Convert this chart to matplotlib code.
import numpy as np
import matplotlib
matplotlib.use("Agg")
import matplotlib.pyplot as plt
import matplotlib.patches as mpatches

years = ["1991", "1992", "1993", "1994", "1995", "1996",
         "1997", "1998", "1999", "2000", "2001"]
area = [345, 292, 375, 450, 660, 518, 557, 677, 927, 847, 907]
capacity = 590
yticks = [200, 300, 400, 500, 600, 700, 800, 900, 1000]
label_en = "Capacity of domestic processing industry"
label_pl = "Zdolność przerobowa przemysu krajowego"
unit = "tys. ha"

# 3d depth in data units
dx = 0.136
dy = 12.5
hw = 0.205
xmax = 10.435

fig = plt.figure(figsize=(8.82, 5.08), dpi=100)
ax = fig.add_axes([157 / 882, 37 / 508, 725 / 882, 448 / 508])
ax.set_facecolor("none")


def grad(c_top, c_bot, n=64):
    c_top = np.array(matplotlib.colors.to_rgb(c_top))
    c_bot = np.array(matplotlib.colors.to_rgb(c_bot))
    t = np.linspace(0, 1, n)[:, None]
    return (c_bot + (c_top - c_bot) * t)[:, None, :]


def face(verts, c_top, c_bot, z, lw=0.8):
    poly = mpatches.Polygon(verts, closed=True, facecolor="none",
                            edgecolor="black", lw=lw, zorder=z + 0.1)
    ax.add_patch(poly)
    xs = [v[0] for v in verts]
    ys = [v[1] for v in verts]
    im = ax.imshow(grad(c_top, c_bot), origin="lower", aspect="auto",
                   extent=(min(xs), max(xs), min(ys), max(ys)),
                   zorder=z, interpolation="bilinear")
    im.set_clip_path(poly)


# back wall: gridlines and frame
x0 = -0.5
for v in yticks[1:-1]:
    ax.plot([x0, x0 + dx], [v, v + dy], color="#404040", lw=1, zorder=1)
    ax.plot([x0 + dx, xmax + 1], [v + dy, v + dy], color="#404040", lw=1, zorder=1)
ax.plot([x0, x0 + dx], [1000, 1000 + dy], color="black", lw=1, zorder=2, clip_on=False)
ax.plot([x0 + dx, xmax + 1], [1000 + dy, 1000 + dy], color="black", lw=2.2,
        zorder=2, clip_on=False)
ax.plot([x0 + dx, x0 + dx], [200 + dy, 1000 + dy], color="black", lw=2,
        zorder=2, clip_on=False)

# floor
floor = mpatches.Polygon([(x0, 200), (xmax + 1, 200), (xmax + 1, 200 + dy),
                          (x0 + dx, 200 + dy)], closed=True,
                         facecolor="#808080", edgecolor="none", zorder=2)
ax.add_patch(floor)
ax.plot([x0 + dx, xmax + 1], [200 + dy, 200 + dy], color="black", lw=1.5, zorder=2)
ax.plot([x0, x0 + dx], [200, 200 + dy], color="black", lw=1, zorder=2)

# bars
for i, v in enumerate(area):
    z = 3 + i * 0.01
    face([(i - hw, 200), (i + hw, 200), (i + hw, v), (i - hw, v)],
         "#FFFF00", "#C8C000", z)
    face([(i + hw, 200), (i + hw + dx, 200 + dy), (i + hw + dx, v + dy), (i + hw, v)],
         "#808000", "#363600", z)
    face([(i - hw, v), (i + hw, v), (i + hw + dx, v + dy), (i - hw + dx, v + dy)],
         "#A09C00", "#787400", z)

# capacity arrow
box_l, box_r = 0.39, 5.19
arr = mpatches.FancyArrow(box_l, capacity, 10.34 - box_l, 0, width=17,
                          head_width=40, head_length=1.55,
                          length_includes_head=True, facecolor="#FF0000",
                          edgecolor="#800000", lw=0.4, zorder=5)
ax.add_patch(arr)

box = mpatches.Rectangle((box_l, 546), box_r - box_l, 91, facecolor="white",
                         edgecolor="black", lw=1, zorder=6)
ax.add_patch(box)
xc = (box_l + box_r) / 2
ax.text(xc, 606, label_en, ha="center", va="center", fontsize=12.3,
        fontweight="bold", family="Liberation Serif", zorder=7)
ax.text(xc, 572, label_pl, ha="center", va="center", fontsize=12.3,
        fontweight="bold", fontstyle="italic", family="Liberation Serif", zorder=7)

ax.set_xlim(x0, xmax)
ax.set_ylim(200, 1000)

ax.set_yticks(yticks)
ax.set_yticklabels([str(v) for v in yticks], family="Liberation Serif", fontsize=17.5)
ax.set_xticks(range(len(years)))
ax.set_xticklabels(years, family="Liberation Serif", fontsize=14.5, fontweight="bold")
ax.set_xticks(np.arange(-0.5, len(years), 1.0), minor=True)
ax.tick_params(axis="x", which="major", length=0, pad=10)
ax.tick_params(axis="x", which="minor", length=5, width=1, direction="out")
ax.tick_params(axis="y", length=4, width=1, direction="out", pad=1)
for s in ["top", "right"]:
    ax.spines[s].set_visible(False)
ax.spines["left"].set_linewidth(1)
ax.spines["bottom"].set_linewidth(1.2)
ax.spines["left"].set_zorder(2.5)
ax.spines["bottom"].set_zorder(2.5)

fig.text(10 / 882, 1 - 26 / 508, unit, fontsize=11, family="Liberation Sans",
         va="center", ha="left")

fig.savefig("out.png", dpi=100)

========================================================================

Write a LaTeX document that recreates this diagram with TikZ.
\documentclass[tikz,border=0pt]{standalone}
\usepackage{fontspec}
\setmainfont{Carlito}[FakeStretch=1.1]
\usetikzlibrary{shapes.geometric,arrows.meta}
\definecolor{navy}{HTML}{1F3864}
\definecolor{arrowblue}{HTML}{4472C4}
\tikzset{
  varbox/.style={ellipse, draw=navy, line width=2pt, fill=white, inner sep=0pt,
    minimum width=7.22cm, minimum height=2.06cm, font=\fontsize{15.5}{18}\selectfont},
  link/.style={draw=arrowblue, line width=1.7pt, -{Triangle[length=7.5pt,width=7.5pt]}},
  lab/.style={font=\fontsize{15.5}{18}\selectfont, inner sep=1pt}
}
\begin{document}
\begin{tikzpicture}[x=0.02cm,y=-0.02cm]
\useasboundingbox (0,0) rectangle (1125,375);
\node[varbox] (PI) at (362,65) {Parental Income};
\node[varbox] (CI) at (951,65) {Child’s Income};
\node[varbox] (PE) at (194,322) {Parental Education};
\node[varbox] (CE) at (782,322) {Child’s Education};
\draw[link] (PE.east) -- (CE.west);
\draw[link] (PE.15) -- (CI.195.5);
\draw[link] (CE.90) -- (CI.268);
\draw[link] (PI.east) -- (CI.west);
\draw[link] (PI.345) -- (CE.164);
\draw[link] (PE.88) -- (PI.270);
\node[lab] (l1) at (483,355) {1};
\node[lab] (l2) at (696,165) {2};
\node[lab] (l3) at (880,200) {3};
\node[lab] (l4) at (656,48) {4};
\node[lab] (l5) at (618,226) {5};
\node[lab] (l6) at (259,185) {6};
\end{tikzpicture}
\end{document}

========================================================================

Above are the lines; repeat exactly the ones from the line containing "Convert this chart to matplotlib code." down to the line containing "import matplotlib.patches as mpatches", both inclusive.

Convert this chart to matplotlib code.
import numpy as np
import matplotlib
matplotlib.use("Agg")
import matplotlib.pyplot as plt
import matplotlib.patches as mpatches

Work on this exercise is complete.